=== GIVEN PROBLEM ===
Scan the entries for the string "this" and give the number of lines that have it, nothing further.

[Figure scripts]
··········
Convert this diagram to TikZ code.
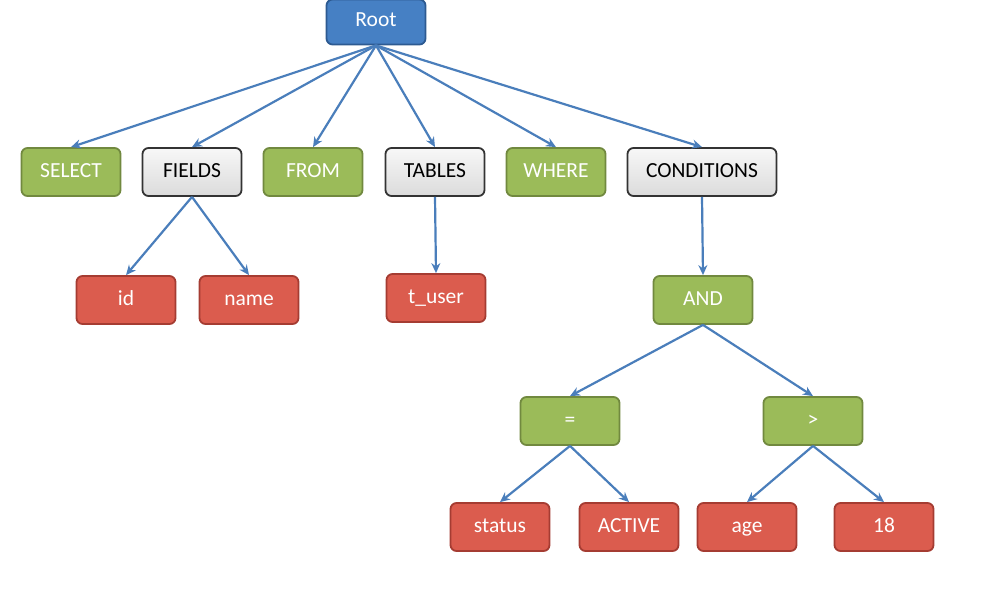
\documentclass[tikz,border=0pt]{standalone}
\usepackage{fontspec}
\setmainfont{Carlito}
\usetikzlibrary{arrows.meta}
\definecolor{azul}{RGB}{70,128,196}
\definecolor{azulborde}{RGB}{45,90,145}
\definecolor{verde}{RGB}{155,187,89}
\definecolor{verdeborde}{RGB}{113,137,63}
\definecolor{rojo}{RGB}{219,92,78}
\definecolor{rojoborde}{RGB}{165,60,50}
\definecolor{flecha}{RGB}{74,126,187}
\tikzset{
  caja/.style={rounded corners=6pt, line width=1.8pt, minimum width=99pt, minimum height=48pt,
    font=\fontsize{21.5}{24}\selectfont, inner sep=2pt, text height=14pt, text depth=4pt},
  raiz/.style={caja, fill=azul, draw=azulborde, text=white, minimum height=45pt},
  palabra/.style={caja, fill=verde, draw=verdeborde, text=white},
  lista/.style={caja, top color=gray!6, bottom color=gray!28, draw=black!80, text=black},
  valor/.style={caja, fill=rojo, draw=rojoborde, text=white},
  rama/.style={draw=flecha, line width=2.2pt, -{Stealth[length=10pt,width=9pt]}}
}
\begin{document}
\begin{tikzpicture}[x=1pt,y=-1pt]
  \useasboundingbox (0,0) rectangle (1008,589);

  % Raiz
  \node[raiz] (root) at (376,22) {Root};

  % Primer nivel
  \node[palabra] (select) at (71,172) {SELECT};
  \node[lista] (fields) at (192,172) {FIELDS};
  \node[palabra] (from) at (313,172) {FROM};
  \node[lista] (tables) at (435,172) {TABLES};
  \node[palabra] (where) at (556,172) {WHERE};
  \node[lista, minimum width=149pt] (conditions) at (702,172) {CONDITIONS};

  % Segundo nivel
  \node[valor] (id) at (126,300) {id};
  \node[valor] (name) at (249,300) {name};
  \node[valor] (tuser) at (436,298) {t\_user};
  \node[palabra] (and) at (703,300) {AND};

  % Condiciones
  \node[palabra] (eq) at (570,421) {=};
  \node[palabra] (gt) at (813,421) {>};
  \node[valor] (status) at (500,527) {status};
  \node[valor] (active) at (629,527) {ACTIVE};
  \node[valor] (age) at (747,527) {age};
  \node[valor] (num) at (884,527) {18};

  % Flechas
  \foreach \hijo in {select,fields,from,tables,where,conditions}
    \draw[rama] (root.south) -- (\hijo.north);
  \draw[rama] (fields.south) -- (id.north);
  \draw[rama] (fields.south) -- (name.north);
  \draw[rama] (tables.south) -- (tuser.north);
  \draw[rama] (conditions.south) -- (and.north);
  \draw[rama] (and.south) -- (eq.north);
  \draw[rama] (and.south) -- (gt.north);
  \draw[rama] (eq.south) -- (status.north);
  \draw[rama] (eq.south) -- (active.north);
  \draw[rama] (gt.south) -- (age.north);
  \draw[rama] (gt.south) -- (num.north);
\end{tikzpicture}
\end{document}
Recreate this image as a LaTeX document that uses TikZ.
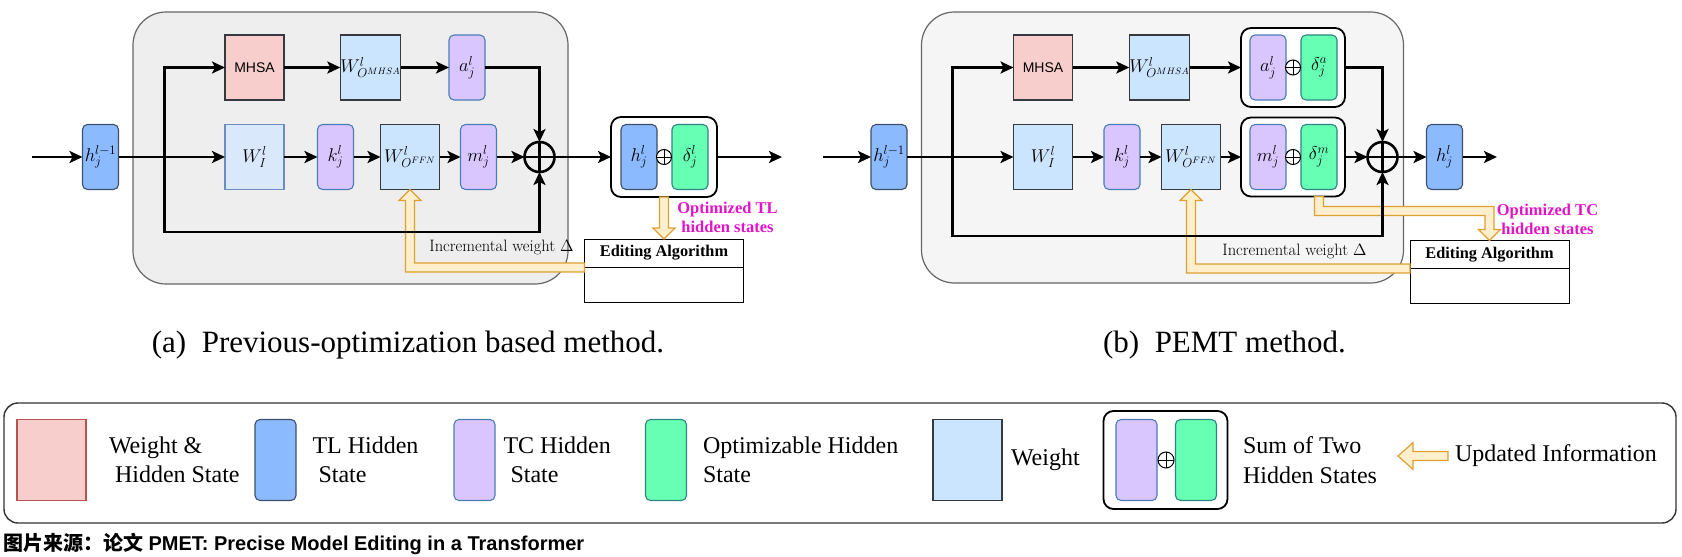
··········
=== TASK SOLUTION ===
2